Initial feedback in June 2025 from the MT was positive, citing "broad concensus about the markdown and git approach". Some of the concerns raised back then have already been addressed in the latest version of the documentation as well as this second proposal; such as more clarity around the public vs. internal distinction and defining the scope. We do see this as a moving experiment, to the precise scope will become apparent only when people start to use it.

After requesting feedback from the various teams we unfortunately only received feedback from one team (in december 2025). That feedback, however, was quite extensive, for which we are very grateful. It was critical of the git and markdown approach citing concerns about non-technical users and real-time collaborative editing. We hope to have better motivated our choices a bit better in this second proposal and we also hope to have sketched the undesireability of the Confluence cloud approach they'd prefer.
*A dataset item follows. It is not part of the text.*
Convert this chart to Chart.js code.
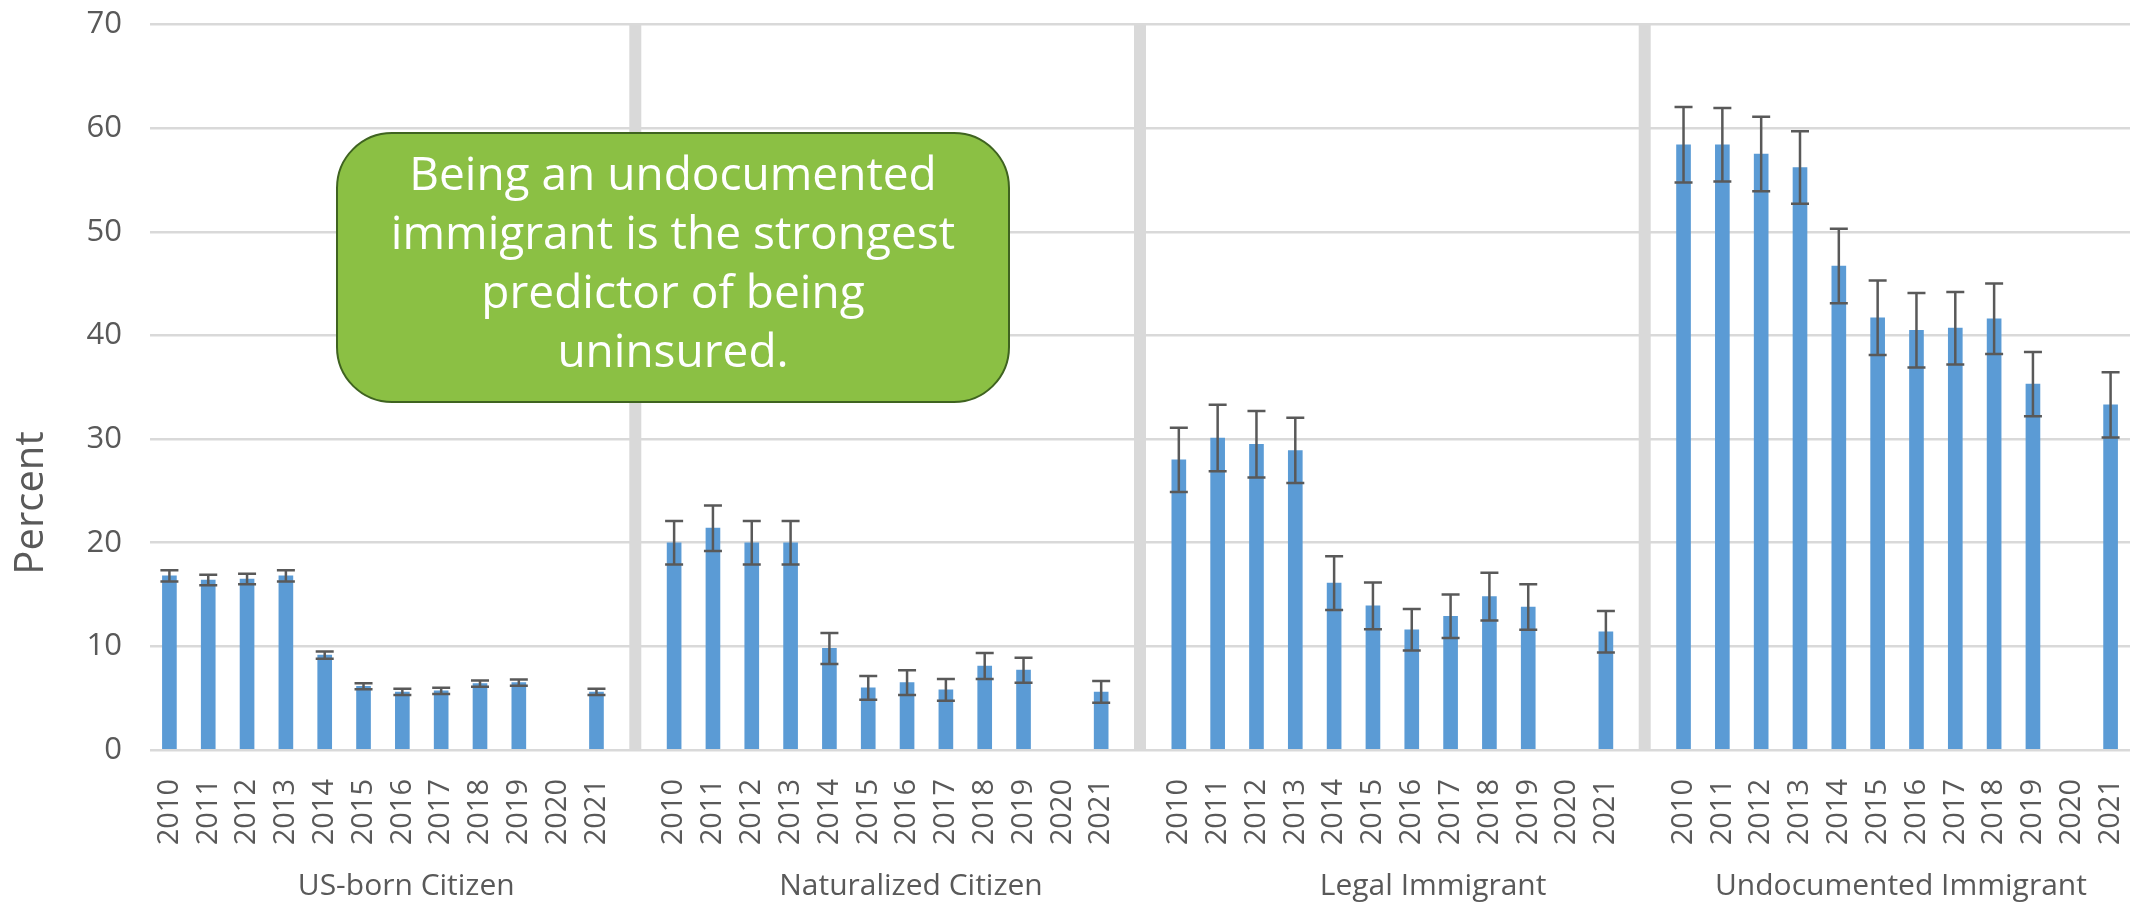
<!DOCTYPE html>
<html>
<head>
<meta charset="utf-8">
<script src="https://cdn.jsdelivr.net/npm/chart.js@4.4.1/dist/chart.umd.min.js"></script>
<style>
html,body{margin:0;padding:0;background:#fff;}
#wrap{position:relative;width:2134px;height:902px;}
#note{position:absolute;left:336px;top:132px;width:674px;height:271px;box-sizing:border-box;background:#8bc044;border:2.5px solid #3f6320;border-radius:56px;color:#fff;font-family:"Open Sans";font-size:46px;line-height:59px;text-align:center;padding-top:9px;white-space:nowrap;}
</style>
</head>
<body>
<div id="wrap">
  <canvas id="chart"></canvas>
  <div id="note">Being an undocumented<br>immigrant is the strongest<br>predictor of being<br>uninsured.</div>
</div>
<script>
// values (percent uninsured), 2020 has no estimate
const years = ['2010','2011','2012','2013','2014','2015','2016','2017','2018','2019','2020','2021'];
const groups = ['US-born Citizen','Naturalized Citizen','Legal Immigrant','Undocumented Immigrant'];

const usBorn        = [16.8,16.4,16.5,16.8,9.15,6.15,5.6,5.7,6.4,6.5,null,5.6];
const usBornErr     = [0.55,0.5,0.5,0.55,0.35,0.3,0.3,0.3,0.3,0.3,null,0.3];
const naturalized   = [20.0,21.4,20.0,20.0,9.8,6.0,6.5,5.8,8.1,7.7,null,5.6];
const naturalizedErr= [2.1,2.2,2.1,2.1,1.5,1.15,1.2,1.05,1.25,1.2,null,1.05];
const legal         = [28.0,30.1,29.5,28.9,16.1,13.9,11.6,12.9,14.8,13.8,null,11.4];
const legalErr      = [3.1,3.2,3.2,3.15,2.6,2.25,2.0,2.1,2.3,2.2,null,2.0];
const undocumented  = [58.4,58.4,57.5,56.2,46.7,41.7,40.5,40.7,41.6,35.3,null,33.3];
const undocumentedErr=[3.65,3.55,3.6,3.5,3.6,3.6,3.6,3.5,3.4,3.1,null,3.15];

const yTicks = [0,10,20,30,40,50,60,70];
const yTitle = 'Percent';

const series = [usBorn, naturalized, legal, undocumented];
const errs = [usBornErr, naturalizedErr, legalErr, undocumentedErr];
// where each group name sits, in slots from the group's first year
const groupLabelOffset = [6.1, 6.1, 6.55, 5.6];

// one flat category axis, with an empty slot between groups for the divider
let labels=[], values=[], errors=[], sepIdx=[], groupCenters=[];
series.forEach((s,g)=>{
    let start=labels.length;
    years.forEach((yr,i)=>{ labels.push(yr); values.push(s[i]); errors.push(errs[g][i]); });
    if(g<series.length-1){ sepIdx.push(labels.length); labels.push(''); values.push(null); errors.push(null); }
    groupCenters.push(start + groupLabelOffset[g]);
});

const grey='#595959';
const font='"Open Sans"';

const separators={
    id:'separators',
    beforeDatasetsDraw(chart){
        const x=chart.scales.x, y=chart.scales.y, ctx=chart.ctx;
        ctx.save();
        ctx.strokeStyle='#d9d9d9';
        ctx.lineWidth=12;
        sepIdx.forEach(i=>{
            let px=x.getPixelForValue(i);
            ctx.beginPath();
            ctx.moveTo(px,y.getPixelForValue(yTicks[yTicks.length-1]));
            ctx.lineTo(px,y.getPixelForValue(0));
            ctx.stroke();
        });
        ctx.restore();
    }
};

const errorBars={
    id:'errorBars',
    afterDatasetsDraw(chart){
        const y=chart.scales.y, ctx=chart.ctx;
        const meta=chart.getDatasetMeta(0);
        ctx.save();
        ctx.strokeStyle=grey;
        ctx.lineWidth=2.5;
        meta.data.forEach((bar,i)=>{
            if(values[i]==null||errors[i]==null) return;
            let top=y.getPixelForValue(values[i]+errors[i]);
            let bot=y.getPixelForValue(values[i]-errors[i]);
            ctx.beginPath();
            ctx.moveTo(bar.x,top); ctx.lineTo(bar.x,bot);
            ctx.moveTo(bar.x-9,top); ctx.lineTo(bar.x+9,top);
            ctx.moveTo(bar.x-9,bot); ctx.lineTo(bar.x+9,bot);
            ctx.stroke();
        });
        ctx.restore();
    }
};

// group names under the year ticks, and the y title (sits a bit below the middle in the original)
const outerLabels={
    id:'outerLabels',
    afterDraw(chart){
        const x=chart.scales.x, ctx=chart.ctx;
        ctx.save();
        ctx.fillStyle=grey;
        ctx.font='30px '+font;
        ctx.textAlign='center';
        ctx.textBaseline='alphabetic';
        groups.forEach((g,i)=>{
            ctx.fillText(g, x.getPixelForValue(groupCenters[i]), 895);
        });
        ctx.font='40px '+font;
        ctx.textBaseline='middle';
        ctx.translate(32,503);
        ctx.rotate(-Math.PI/2);
        ctx.fillText(yTitle,0,0);
        ctx.restore();
    }
};

new Chart(document.getElementById('chart'),{
    type:'bar',
    data:{
        labels:labels,
        datasets:[{
            label:yTitle,
            data:values,
            backgroundColor:'#5b9bd5',
            barThickness:14
        }]
    },
    options:{
        responsive:true,
        maintainAspectRatio:false,
        devicePixelRatio:1,
        animation:false,
        layout:{padding:{top:24.5,right:4,left:0,bottom:32}},
        plugins:{legend:{display:false},tooltip:{enabled:false}},
        scales:{
            x:{
                type:'category',
                offset:true,
                grid:{display:false},
                border:{display:false},
                afterFit(s){ s.height=120; s.paddingLeft=0; s.paddingRight=0; },
                ticks:{autoSkip:false,minRotation:90,maxRotation:90,padding:21,color:grey,font:{family:font,size:29}}
            },
            y:{
                min:0,
                max:yTicks[yTicks.length-1],
                afterBuildTicks(s){ s.ticks=yTicks.map(v=>({value:v})); },
                afterFit(s){ s.width=150; s.paddingTop=0; s.paddingBottom=0; },
                grid:{color:'#d9d9d9',lineWidth:2.5,drawTicks:false},
                border:{display:false},
                ticks:{padding:28,color:grey,font:{family:font,size:31}}
            }
        }
    },
    plugins:[separators,errorBars,outerLabels]
});
</script>
</body>
</html>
The status and membership of the documentation workgroup is a big vague and activity has declined. Rather than attempting to formalize this, it's probably better just to keep it fairly informal and invite feedback from anyone who feels they have something to contribute. Use the #di-documentation channel on Slack, e-mail, or the issue tracker on our internal gitlab.

This second proposal was authored and signed-off by Maarten van Gompel (TT), Jente Buijs (TCI) and Mariëlle Veldhuis (TP).